Na esfera política tal constatação não se difere. As instituições estão cada vez mais sendo influenciadas por outras, gerando até mal-estar entre os três poderes. Basta acompanhar o noticiário nacional para verificar que políticos tentam influenciar os rumos da Lava Jato, assim como juízes tentam influenciar os rumos políticos, afogando por completo o conceito de tripartição dos poderes de Montesquieu. Há uma certa paralisia da autonomia entre os poderes, gerando ataques de todos os lados, inclusive em instituições que deveriam agir de forma complementar, como o MP e a PF, que certas vezes disputam o protagonismo.

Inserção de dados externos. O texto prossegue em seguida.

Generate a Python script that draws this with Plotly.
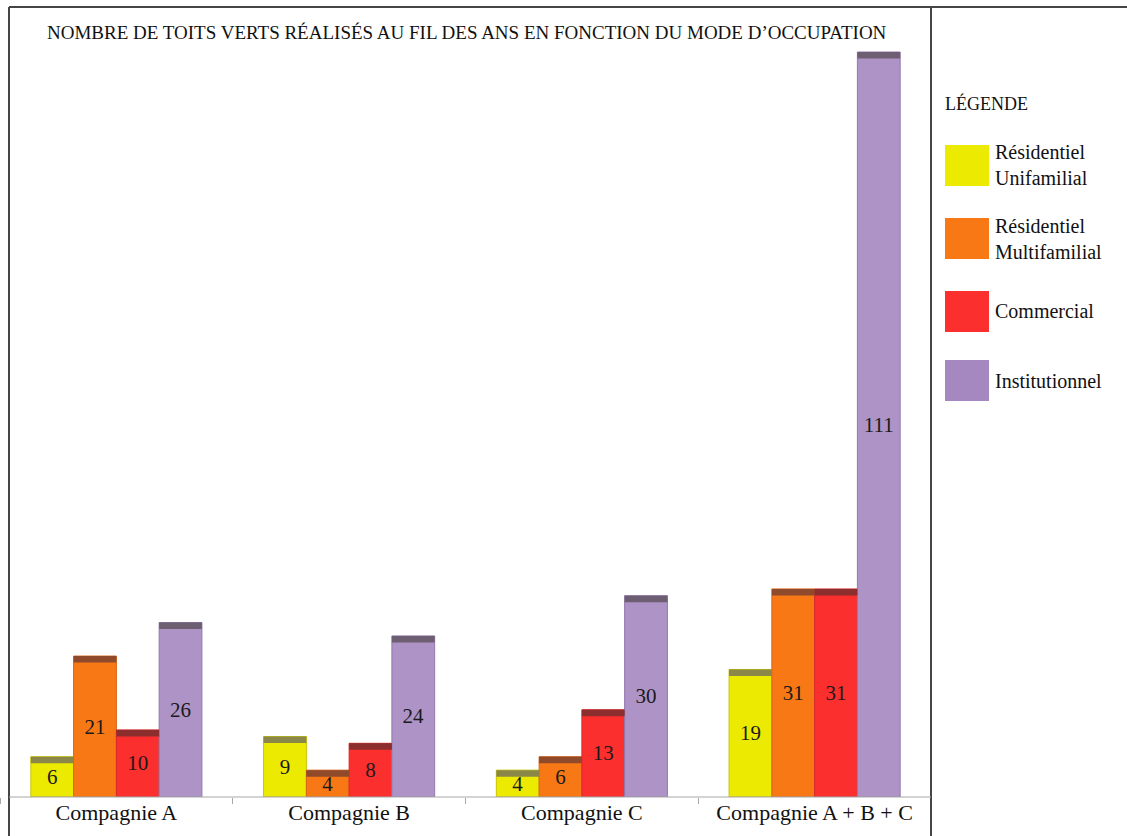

O pior é saber que o problema não restringe-se ao "baixo clero" dos três poderes. É juiz ganhando mais do que o teto estabelecido na Constituição, é Temer comprando o voto de parlamentares, é Gilmar Mendes soltando corruptos, é o Congresso contrariando decisão do Supremo, enfim, um verdadeiro caos. Aqueles que deveriam ser exemplos tornam-se vergonha nacional, envolvidos em disputas particulares entre si. Desse modo, o executivo, legislativo e judiciário perdem sua independência e estima social, caindo em descrédito diante da opinião pública. E diante de tantos escândalos e conflitos fica difícil imaginar que pseudo-reformas vão realmente mudar o país. O cerne do problema são as pessoas que integram as instituições e os privilégios que possuem, diferenciando-as das demais pessoas.
Qual a necessidade do presidente da república indicar os ministros do STF, se este por sua vez deveria ser uma instituição autônoma e defensora da Constituição? Qual a necessidade de um Congresso bicameral na esfera federal? Por que o salário de políticos e juízos não condizem com a realidade nacional? Por que certos juízes ganham acima de cinquenta mil reais sendo que o salário mínimo não chega à mil reais por mês? Há uma diferença enorme e enquanto esta não for sanada os problemas que aí estão continuarão.
No âmbito internacional o Brasil defende sua grande capacidade futurística. Entretanto, o que se nota com o passar do tempo é uma extrema dependência de outros países, sobretudo dos EUA. Historicamente, o Brasil construiu diversos acordos com os estadunidenses em busca de esmolas para a indústria de base e infra para o desenvolvimento. Essa dependência é explícita, pagando juros abusivos para os estrangeiros enquanto brasileiros carecem de estruturas básicas. Já fomos reféns de Portugal, da Inglaterra e continuamos sendo dos EUA e, em certo grau, da China. A predominância do Brasil como potência internacional ainda não aconteceu e enquanto continuar em processo de empréstimo, dívidas e submissão seremos os mesmos.
Como solução defendo investimento maciço no tripé de sustentação social (ensino, saúde e segurança), com foco para o ensino. Somente com a educação e participação da população paradigmas poderão ser quebrados. Com isso, defendo a extinção do legislativo e do executivo, restando deste último apenas autarquias e instituições para a administração pública. O judiciário permaneceria como um defensor constitucional, agindo de acordo com as leis e não com o próprio interesse. Assim, haveria democracia participativa e deliberativa com amplo debate sobre as questões futuras. Não haveria gastos com políticos ou eleições, podendo ampliar o quadro das instituições, sobretudo regulatórias, para acompanhamento das políticas públicas. É claro que para que essa anarquia democrática social aconteça muita coisa deve mudar. Não adianta discutirmos sobre questões pequenas quando na verdade o problema é sistêmico.